* _Charts and diagrams as code_
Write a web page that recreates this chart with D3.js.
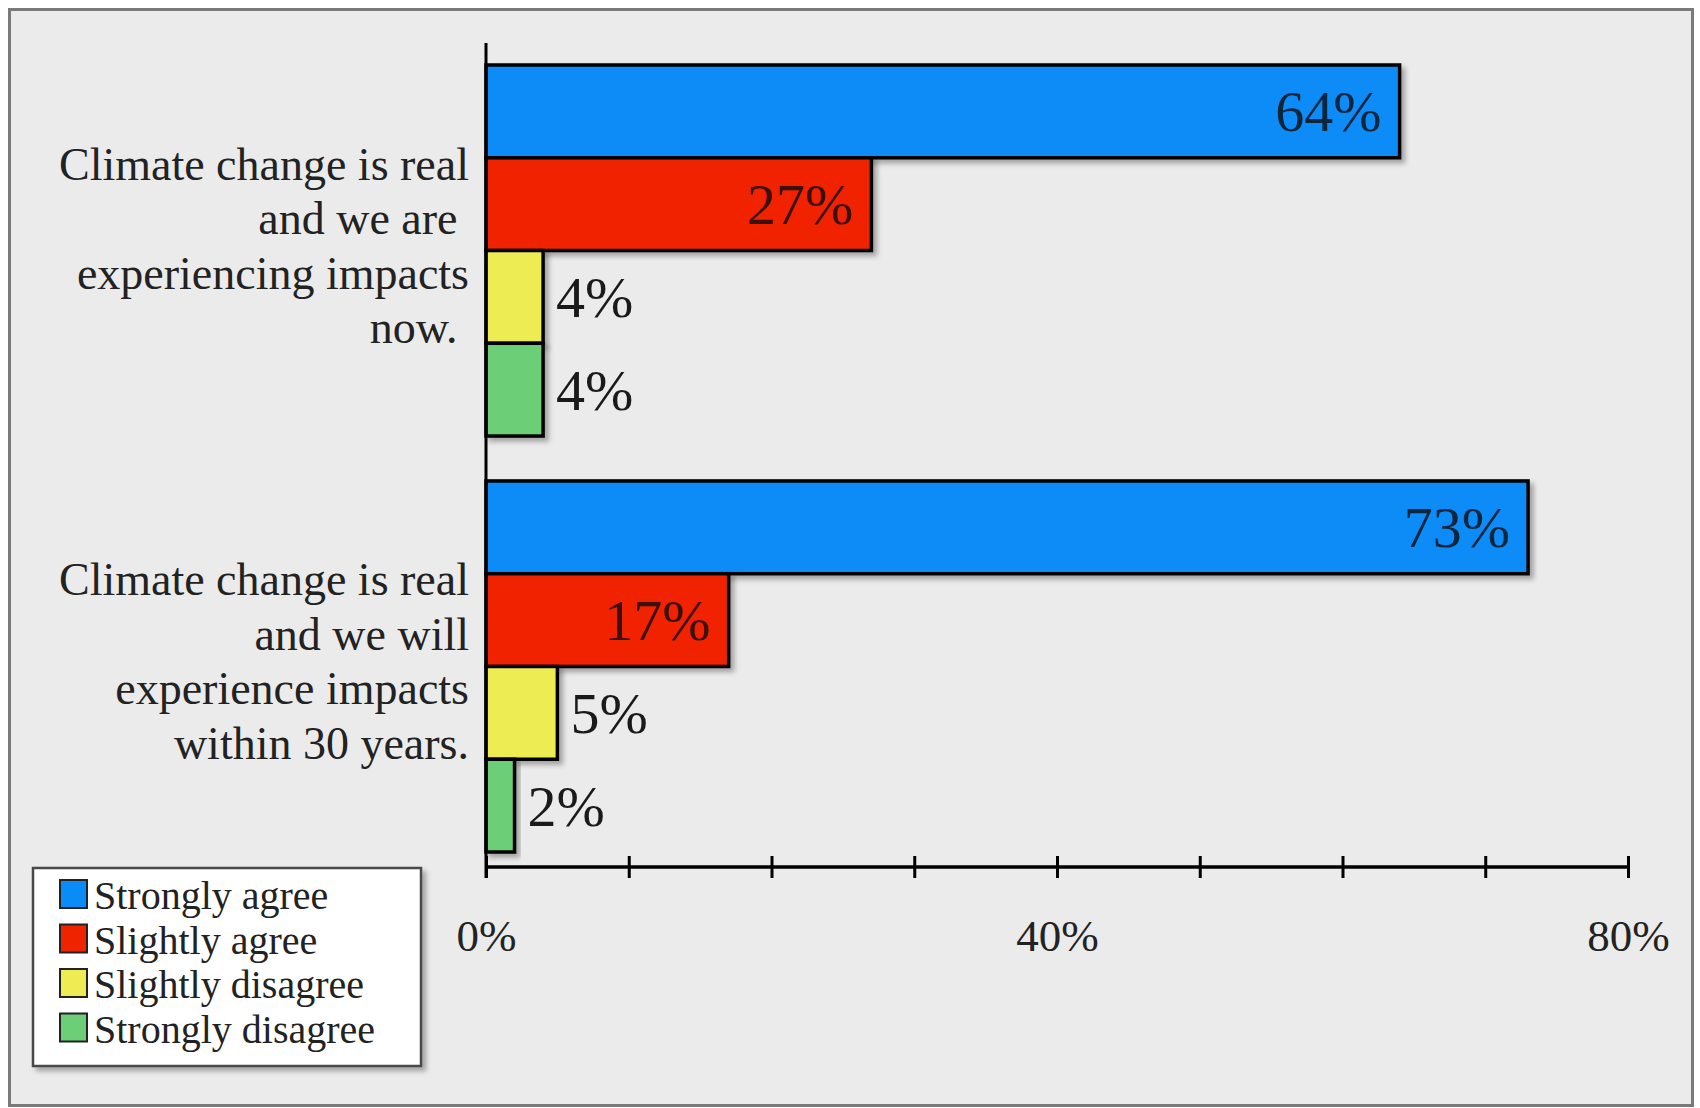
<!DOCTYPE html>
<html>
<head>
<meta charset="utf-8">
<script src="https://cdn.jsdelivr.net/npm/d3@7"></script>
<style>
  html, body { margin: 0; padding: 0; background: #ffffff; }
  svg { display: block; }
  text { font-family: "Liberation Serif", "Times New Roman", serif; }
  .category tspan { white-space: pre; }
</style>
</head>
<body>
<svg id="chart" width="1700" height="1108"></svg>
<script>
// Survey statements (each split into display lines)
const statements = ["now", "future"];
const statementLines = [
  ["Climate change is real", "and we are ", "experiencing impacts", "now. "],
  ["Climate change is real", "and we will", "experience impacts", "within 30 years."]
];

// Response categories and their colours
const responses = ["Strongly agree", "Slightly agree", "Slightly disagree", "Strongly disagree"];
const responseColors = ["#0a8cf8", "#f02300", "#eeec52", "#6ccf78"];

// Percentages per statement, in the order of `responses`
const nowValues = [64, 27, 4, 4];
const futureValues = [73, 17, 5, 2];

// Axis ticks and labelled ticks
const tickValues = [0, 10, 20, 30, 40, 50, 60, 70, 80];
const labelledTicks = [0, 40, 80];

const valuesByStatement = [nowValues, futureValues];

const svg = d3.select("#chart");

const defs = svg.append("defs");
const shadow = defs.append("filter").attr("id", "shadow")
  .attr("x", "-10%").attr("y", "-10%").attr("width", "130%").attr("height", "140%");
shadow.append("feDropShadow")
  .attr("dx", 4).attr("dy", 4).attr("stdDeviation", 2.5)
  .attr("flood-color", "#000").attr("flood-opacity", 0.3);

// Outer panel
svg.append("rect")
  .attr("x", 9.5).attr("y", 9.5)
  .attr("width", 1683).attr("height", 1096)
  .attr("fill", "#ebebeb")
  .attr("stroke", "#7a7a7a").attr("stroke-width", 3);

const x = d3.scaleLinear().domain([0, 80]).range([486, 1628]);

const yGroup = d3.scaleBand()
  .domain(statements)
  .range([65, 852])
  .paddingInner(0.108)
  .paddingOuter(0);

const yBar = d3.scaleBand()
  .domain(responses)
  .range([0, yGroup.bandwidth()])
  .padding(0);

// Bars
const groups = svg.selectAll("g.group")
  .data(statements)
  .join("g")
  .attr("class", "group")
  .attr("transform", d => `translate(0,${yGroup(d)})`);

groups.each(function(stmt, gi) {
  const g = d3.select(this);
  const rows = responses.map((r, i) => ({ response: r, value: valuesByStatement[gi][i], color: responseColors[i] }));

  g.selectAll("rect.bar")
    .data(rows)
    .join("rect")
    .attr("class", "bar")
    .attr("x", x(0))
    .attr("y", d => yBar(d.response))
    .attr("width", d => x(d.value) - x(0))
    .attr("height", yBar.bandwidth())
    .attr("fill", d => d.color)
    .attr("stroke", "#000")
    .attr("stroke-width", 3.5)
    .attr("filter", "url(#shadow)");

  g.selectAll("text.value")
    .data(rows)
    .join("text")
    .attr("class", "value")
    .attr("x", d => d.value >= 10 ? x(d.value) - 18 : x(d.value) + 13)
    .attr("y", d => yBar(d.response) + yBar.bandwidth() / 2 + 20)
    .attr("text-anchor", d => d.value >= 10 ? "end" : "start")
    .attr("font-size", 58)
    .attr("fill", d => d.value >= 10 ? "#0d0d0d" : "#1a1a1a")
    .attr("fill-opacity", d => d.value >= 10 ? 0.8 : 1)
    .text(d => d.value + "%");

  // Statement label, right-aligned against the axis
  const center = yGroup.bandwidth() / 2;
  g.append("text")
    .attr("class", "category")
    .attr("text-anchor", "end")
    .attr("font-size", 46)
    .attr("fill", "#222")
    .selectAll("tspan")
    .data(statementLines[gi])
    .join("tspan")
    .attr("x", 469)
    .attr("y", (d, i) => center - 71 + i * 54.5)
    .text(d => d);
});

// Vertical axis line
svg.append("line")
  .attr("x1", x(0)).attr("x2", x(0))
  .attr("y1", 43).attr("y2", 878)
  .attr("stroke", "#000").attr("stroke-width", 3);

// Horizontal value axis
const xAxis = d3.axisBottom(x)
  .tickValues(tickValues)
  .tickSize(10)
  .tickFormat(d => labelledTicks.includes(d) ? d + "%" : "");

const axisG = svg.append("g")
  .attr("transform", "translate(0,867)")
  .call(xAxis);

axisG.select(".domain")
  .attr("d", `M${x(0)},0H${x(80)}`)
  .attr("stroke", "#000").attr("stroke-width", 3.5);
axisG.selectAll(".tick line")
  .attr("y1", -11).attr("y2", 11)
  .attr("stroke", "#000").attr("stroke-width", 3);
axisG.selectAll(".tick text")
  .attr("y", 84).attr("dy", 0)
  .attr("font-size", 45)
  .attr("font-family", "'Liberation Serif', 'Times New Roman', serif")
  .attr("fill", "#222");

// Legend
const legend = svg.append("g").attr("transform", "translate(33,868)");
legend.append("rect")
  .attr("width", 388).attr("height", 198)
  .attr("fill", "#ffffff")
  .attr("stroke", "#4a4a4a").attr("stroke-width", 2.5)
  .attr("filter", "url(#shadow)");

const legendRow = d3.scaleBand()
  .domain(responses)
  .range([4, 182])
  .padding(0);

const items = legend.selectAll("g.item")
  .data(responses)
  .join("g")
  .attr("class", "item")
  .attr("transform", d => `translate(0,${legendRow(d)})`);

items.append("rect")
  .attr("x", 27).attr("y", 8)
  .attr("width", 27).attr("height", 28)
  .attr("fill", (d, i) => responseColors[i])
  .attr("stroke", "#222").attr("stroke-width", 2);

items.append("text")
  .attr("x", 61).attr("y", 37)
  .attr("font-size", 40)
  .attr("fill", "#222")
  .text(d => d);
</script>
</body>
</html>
---
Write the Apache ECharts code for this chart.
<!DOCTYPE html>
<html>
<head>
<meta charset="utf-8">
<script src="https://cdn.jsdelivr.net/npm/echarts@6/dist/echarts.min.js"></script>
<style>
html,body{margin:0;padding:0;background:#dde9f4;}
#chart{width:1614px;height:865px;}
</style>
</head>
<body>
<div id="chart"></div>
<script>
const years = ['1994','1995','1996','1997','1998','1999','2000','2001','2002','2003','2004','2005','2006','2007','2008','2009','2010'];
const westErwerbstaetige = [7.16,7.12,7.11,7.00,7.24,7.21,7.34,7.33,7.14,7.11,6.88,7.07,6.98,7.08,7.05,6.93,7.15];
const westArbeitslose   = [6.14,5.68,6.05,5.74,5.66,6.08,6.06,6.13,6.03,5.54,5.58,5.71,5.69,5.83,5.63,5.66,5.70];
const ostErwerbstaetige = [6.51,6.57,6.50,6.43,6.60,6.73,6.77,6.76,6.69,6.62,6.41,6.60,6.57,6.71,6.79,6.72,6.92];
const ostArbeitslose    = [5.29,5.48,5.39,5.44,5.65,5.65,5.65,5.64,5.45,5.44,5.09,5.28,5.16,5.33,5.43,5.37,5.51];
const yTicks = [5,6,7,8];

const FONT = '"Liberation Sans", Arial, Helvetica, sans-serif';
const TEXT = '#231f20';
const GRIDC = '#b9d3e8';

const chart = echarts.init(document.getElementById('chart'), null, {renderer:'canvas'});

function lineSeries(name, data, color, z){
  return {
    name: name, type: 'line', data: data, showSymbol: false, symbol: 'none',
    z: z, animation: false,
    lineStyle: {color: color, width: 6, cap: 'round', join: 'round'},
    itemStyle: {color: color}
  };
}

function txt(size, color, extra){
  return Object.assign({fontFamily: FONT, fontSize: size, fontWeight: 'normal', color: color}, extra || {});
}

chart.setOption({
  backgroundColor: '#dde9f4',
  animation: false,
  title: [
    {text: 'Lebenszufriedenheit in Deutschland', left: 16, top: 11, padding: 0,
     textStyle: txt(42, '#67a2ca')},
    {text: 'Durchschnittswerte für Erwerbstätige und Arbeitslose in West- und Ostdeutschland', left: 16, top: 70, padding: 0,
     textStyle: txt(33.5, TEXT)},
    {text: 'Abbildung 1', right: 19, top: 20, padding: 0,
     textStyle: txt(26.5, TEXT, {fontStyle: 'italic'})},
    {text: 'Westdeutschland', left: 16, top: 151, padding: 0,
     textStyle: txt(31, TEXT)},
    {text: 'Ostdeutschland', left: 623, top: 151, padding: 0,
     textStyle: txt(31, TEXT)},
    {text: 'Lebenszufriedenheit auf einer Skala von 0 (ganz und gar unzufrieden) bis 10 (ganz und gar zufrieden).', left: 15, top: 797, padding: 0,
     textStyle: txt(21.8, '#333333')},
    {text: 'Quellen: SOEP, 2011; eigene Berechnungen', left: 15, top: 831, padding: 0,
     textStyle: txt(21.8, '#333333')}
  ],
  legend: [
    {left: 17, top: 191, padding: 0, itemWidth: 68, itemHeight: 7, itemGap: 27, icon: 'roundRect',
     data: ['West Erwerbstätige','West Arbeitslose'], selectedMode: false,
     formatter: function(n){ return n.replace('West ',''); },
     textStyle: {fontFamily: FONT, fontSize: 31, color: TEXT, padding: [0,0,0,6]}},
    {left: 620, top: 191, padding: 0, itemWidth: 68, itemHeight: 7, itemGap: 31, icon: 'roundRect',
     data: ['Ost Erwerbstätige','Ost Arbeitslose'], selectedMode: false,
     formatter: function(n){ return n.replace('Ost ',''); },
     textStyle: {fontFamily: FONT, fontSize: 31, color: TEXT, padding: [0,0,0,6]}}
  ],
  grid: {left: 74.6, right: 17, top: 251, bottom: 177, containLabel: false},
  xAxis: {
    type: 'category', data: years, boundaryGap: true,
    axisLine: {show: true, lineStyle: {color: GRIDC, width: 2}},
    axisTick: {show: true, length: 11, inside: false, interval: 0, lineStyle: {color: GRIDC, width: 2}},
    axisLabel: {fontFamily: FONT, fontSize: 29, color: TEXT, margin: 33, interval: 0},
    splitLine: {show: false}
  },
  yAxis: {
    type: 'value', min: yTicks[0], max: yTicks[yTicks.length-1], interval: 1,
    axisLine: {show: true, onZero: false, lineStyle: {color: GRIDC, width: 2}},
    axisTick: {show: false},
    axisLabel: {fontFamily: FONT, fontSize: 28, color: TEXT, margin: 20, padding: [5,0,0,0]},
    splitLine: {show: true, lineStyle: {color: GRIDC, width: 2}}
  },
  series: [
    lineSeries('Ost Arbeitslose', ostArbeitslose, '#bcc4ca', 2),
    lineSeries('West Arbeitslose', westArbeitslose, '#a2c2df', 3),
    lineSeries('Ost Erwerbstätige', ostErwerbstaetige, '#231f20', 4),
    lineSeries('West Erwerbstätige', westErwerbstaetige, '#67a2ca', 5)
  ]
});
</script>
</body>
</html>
* * *
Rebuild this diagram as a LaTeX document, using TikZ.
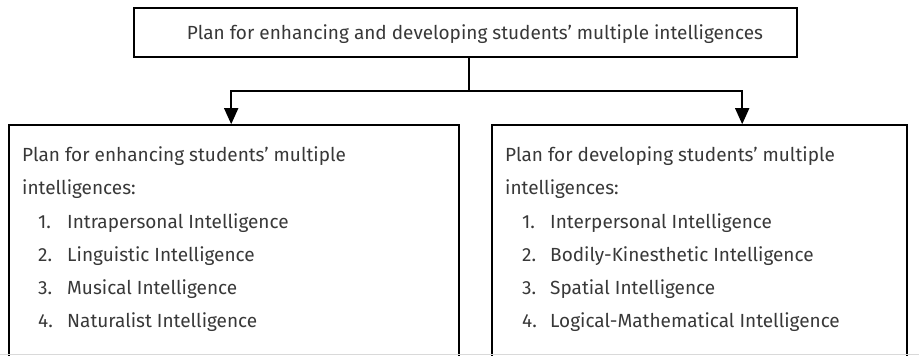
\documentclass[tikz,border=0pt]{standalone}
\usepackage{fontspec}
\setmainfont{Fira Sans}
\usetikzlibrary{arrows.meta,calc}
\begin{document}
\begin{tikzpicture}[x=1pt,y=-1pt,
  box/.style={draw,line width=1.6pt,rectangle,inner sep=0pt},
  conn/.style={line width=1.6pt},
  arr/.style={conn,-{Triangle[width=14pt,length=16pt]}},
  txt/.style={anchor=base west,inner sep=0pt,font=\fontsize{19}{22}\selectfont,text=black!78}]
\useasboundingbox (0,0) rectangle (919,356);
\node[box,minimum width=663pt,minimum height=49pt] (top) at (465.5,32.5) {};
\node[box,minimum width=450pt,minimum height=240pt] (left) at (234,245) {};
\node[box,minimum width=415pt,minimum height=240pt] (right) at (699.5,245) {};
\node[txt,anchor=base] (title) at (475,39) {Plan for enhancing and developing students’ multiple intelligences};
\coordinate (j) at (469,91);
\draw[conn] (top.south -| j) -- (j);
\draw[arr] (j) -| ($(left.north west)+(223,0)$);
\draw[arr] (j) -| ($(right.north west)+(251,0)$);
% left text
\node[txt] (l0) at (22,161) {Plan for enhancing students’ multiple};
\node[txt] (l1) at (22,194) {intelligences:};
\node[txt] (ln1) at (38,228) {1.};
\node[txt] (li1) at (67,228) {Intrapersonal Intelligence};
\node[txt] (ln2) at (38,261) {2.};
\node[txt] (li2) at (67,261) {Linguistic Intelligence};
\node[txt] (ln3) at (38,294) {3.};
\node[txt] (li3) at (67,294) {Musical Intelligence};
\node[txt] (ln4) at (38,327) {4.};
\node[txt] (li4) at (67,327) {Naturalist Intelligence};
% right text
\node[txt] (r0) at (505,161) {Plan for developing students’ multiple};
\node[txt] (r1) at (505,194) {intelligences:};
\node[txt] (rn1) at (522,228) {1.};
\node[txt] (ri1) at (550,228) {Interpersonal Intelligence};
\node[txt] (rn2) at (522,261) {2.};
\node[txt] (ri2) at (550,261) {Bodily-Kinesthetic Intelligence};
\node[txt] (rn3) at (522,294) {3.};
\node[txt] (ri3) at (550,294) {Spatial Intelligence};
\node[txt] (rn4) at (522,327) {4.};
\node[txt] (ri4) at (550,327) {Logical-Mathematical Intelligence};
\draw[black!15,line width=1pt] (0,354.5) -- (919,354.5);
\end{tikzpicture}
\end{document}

* _WHAT IS REQUIRED_
Above are some records; extract exactly the lines from the one containing "Write a web" through the one containing "const labelledTicks = [0, 40, 80];" and drop the pictures.

* _WRITTEN REPLY_
Write a web page that recreates this chart with D3.js.
<!DOCTYPE html>
<html>
<head>
<meta charset="utf-8">
<script src="https://cdn.jsdelivr.net/npm/d3@7"></script>
<style>
  html, body { margin: 0; padding: 0; background: #ffffff; }
  svg { display: block; }
  text { font-family: "Liberation Serif", "Times New Roman", serif; }
  .category tspan { white-space: pre; }
</style>
</head>
<body>
<svg id="chart" width="1700" height="1108"></svg>
<script>
// Survey statements (each split into display lines)
const statements = ["now", "future"];
const statementLines = [
  ["Climate change is real", "and we are ", "experiencing impacts", "now. "],
  ["Climate change is real", "and we will", "experience impacts", "within 30 years."]
];

// Response categories and their colours
const responses = ["Strongly agree", "Slightly agree", "Slightly disagree", "Strongly disagree"];
const responseColors = ["#0a8cf8", "#f02300", "#eeec52", "#6ccf78"];

// Percentages per statement, in the order of `responses`
const nowValues = [64, 27, 4, 4];
const futureValues = [73, 17, 5, 2];

// Axis ticks and labelled ticks
const tickValues = [0, 10, 20, 30, 40, 50, 60, 70, 80];
const labelledTicks = [0, 40, 80];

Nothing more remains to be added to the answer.